Operational and system-level context
The UK’s electricity system operator has warned that very large, inflexible data‑centre campuses complicate balancing and increase system costs, and has urged that the biggest, ~1GW‑scale loads be sited where they can act as local sinks for intermittent renewable generation. That recommendation reframes connection policy as an operational tool: regulators may deploy locational pricing signals, conditional connection agreements or revised commercial terms to make large loads bear their true system costs. International experience and industry practice show a range of developer responses — from bespoke commercial deals and paying for reinforcement, to on‑site storage and demand‑response — which can mitigate but also raise project complexity and financing costs.
Winners, losers and local impacts
If adopted, a priority-for-growth rule would channel scarce connection capacity towards capital‑rich, energy‑intensive investors who can promise jobs and inward investment, allowing them to bypass earlier applicants. Housebuilders and smaller community projects face a higher risk of deferral where headroom is limited: industry bodies such as the Home Builders Federation warn the change could produce an effective pause on construction in constrained areas. The pattern is already visible: roughly 500 operating data centres are estimated to use about 2% of national power today, and long‑range scenarios model sector demand rising several‑fold by mid‑century.
Carbon accounting and parliamentary scrutiny
A parliamentary inquiry has flagged uncertain treatment of data‑centre load in the carbon‑budget process, noting evidence of roughly 100 proposed sites and analyst estimates that a small group of very large facilities could add annual CO2 in the order of millions of tonnes. That creates a potential mismatch between industrial strategy, grid planning and legally binding carbon limits unless projections, assumptions and mitigation commitments are clarified and baked into statutory models.
Mitigation levers and practical limits
Policymakers and operators have a toolkit to reduce distributional and operational harms: tighten queue-entry criteria, require conditional or locational terms in connection agreements, mandate developer contributions to reinforcement, and insist on verifiable commitments to demand‑flex, storage or time‑aligned clean generation. But technical realities matter — substation builds, transformers and permitting have long lead times — so prioritisation reallocates connection rights and risk rather than instantly expanding capacity.

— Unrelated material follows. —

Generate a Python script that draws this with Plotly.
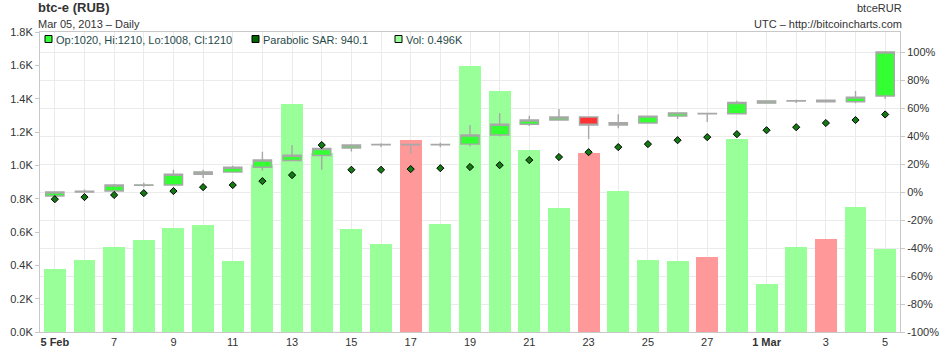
import pandas as pd
import plotly.graph_objects as go

# Daily btc-e RUB candles, 5 Feb - 5 Mar 2013
dates = pd.date_range("2013-02-05", "2013-03-05", freq="D")

opens = [588, 605, 609, 634, 635, 682, 691, 712, 741, 763, 795, 809, 810, 809, 812,
         851, 898, 916, 929, 894, 903, 933, 944, 943, 989, 998, 1002, 995, 1020]
highs = [606, 616, 640, 645, 701, 701, 718, 779, 808, 794, 810, 816, 814, 818, 894,
         946, 934, 964, 929, 941, 935, 947, 948, 999, 1000, 1004, 1003, 1042, 1210]
lows = [587, 603, 609, 625, 634, 665, 689, 698, 740, 701, 780, 799, 769, 798, 802,
        845, 890, 916, 834, 881, 903, 920, 907, 943, 988, 990, 994, 989, 1008]
closes = [605, 608, 635, 636, 682, 692, 712, 743, 764, 793, 808, 811, 809, 811, 851,
          898, 916, 929, 894, 904, 933, 947, 943, 992, 999, 1000, 995, 1015, 1210]
sar = [574, 583, 592, 600, 609, 626, 635, 652, 678, 808, 701, 701, 704, 708, 713,
       721, 743, 756, 777, 799, 812, 829, 842, 855, 872, 885, 903, 916, 940.1]
volume = [378, 432, 510, 552, 624, 642, 426, 1000, 1368, 1075, 618, 528, 1152, 648, 1598,
          1446, 1092, 744, 1074, 846, 432, 426, 452, 1158, 288, 510, 558, 750, 496]

# Axis ticks
vol_ticks = [0, 200, 400, 600, 800, 1000, 1200, 1400, 1600, 1800]
pct_ticks = [-100, -80, -60, -40, -20, 0, 20, 40, 60, 80, 100]
labelled_days = {"2013-02-05": "<b>5 Feb</b>", "2013-02-07": "7", "2013-02-09": "9",
                 "2013-02-11": "11", "2013-02-13": "13", "2013-02-15": "15",
                 "2013-02-17": "17", "2013-02-19": "19", "2013-02-21": "21",
                 "2013-02-23": "23", "2013-02-25": "25", "2013-02-27": "27",
                 "2013-03-01": "<b>1 Mar</b>", "2013-03-03": "3", "2013-03-05": "5"}

FONT = "Liberation Sans, Arial, sans-serif"
UP, DOWN = "#33ff33", "#ff3333"
VOL_UP, VOL_DOWN = "#99ff99", "#ff9999"
GRID = "#ebebeb"
AXIS = "#c8c8c8"
TEXT = "#333333"
LEGEND_TEXT = "#1f4a4a"

W, H = 940, 348
ML, MR, MT, MB = 40, 40, 32, 16

base = closes[0]                       # percent scale is relative to the first close
pct_top = 100 + 20 * 20 / 28           # headroom above the 100% line
day_ms = 86400000

vol_colors = [VOL_DOWN if c < o else VOL_UP for o, c in zip(opens, closes)]

fig = go.Figure()

fig.add_trace(go.Bar(
    x=dates, y=volume, yaxis="y", width=0.74 * day_ms,
    marker=dict(color=vol_colors, line=dict(width=0)),
    hoverinfo="skip", showlegend=False,
))

fig.add_trace(go.Candlestick(
    x=dates, open=opens, high=highs, low=lows, close=closes, yaxis="y2",
    increasing=dict(fillcolor=UP, line=dict(color="#a8a8a8", width=1.4)),
    decreasing=dict(fillcolor=DOWN, line=dict(color="#a8a8a8", width=1.4)),
    whiskerwidth=0, showlegend=False,
))

fig.add_trace(go.Scatter(
    x=dates, y=sar, yaxis="y2", mode="markers",
    marker=dict(symbol="diamond", size=5.5, color="#137a13",
                line=dict(color="#000000", width=1)),
    showlegend=False,
))

tick_dates = list(dates)
tick_text = [labelled_days.get(d.strftime("%Y-%m-%d"), "") for d in dates]

fig.update_layout(
    width=W, height=H,
    margin=dict(l=ML, r=MR, t=MT, b=MB, autoexpand=False),
    paper_bgcolor="white", plot_bgcolor="white",
    font=dict(family=FONT, size=11, color=TEXT),
    boxgap=0.12, bargap=0,
    xaxis=dict(
        type="date",
        range=[dates[0] - pd.Timedelta(hours=12), dates[-1] + pd.Timedelta(hours=12)],
        tickvals=tick_dates, ticktext=tick_text, ticks="",
        showgrid=True, gridcolor=GRID, gridwidth=1,
        showline=True, linecolor=AXIS, linewidth=1, mirror=True,
        rangeslider=dict(visible=False), zeroline=False,
        tickfont=dict(size=11, color=TEXT),
    ),
    yaxis=dict(
        range=[0, 1800], tickvals=vol_ticks,
        ticktext=[f"{v / 1000:.1f}K" for v in vol_ticks],
        showgrid=False, zeroline=False, ticks="outside", ticklen=4,
        tickcolor=AXIS, showline=True, linecolor=AXIS, linewidth=1,
        tickfont=dict(size=11, color=TEXT),
    ),
    yaxis2=dict(
        overlaying="y", side="right",
        range=[0, base * (1 + pct_top / 100)],
        tickvals=[base * (1 + p / 100) for p in pct_ticks],
        ticktext=[f"{p}%" for p in pct_ticks],
        showgrid=True, gridcolor=GRID, gridwidth=1, zeroline=False,
        ticks="outside", ticklen=4, tickcolor=AXIS,
        showline=True, linecolor=AXIS, linewidth=1,
        tickfont=dict(size=11, color=TEXT),
    ),
)


def px_x(x):
    return (x - ML) / (W - ML - MR)


def px_y(y):
    return (H - MB - y) / (H - MT - MB)


def text(x, y, s, anchor="left", size=11, color=TEXT):
    fig.add_annotation(x=px_x(x), y=px_y(y), xref="paper", yref="paper",
                       text=s, showarrow=False, xanchor=anchor, yanchor="middle",
                       font=dict(family=FONT, size=size, color=color),
                       borderpad=0, borderwidth=0)


# Header
text(38, 8, "<b>btc-e (RUB)</b>", size=13)
text(38, 24, "Mar 05, 2013 \u2013 Daily")
text(902, 8, "btceRUR", anchor="right")
text(902, 24, "UTC \u2013 http://bitcoincharts.com", anchor="right")

# Legend strip inside the plot
fig.add_shape(type="rect", xref="paper", yref="paper", layer="between",
              x0=px_x(41), x1=px_x(478), y0=px_y(47), y1=px_y(33),
              fillcolor="white", line=dict(width=0))

legend_items = [
    (45, UP, f"Op:{opens[-1]}, Hi:{highs[-1]}, Lo:{lows[-1]}, Cl:{closes[-1]}"),
    (252, "#006600", f"Parabolic SAR: {sar[-1]}"),
    (395, VOL_UP, f"Vol: {volume[-1] / 1000:.3f}K"),
]
for x0, color, label in legend_items:
    fig.add_shape(type="rect", xref="paper", yref="paper", layer="above",
                  x0=px_x(x0), x1=px_x(x0 + 7), y0=px_y(42.5), y1=px_y(35.5),
                  fillcolor=color, line=dict(color="#000000", width=1))
    text(x0 + 11, 39.5, label, color=LEGEND_TEXT)

fig.write_html("out.html")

Near-term outlook and points to watch
Expect contested rules on how ‘strategic’ is scored, pressure for connection terms that internalise system costs, and a rise in developer-offered mitigations (storage, behind‑the‑meter flexibility, or payments for reinforcement). Watch parliamentary responses on carbon accounting, any formal adoption of locational pricing or conditional approvals, and litigation from displaced housing or community schemes. The execution detail — especially enforceability of mitigation and clarity on carbon treatment — will determine whether economic gains from faster large-scale electrification outweigh social and system costs.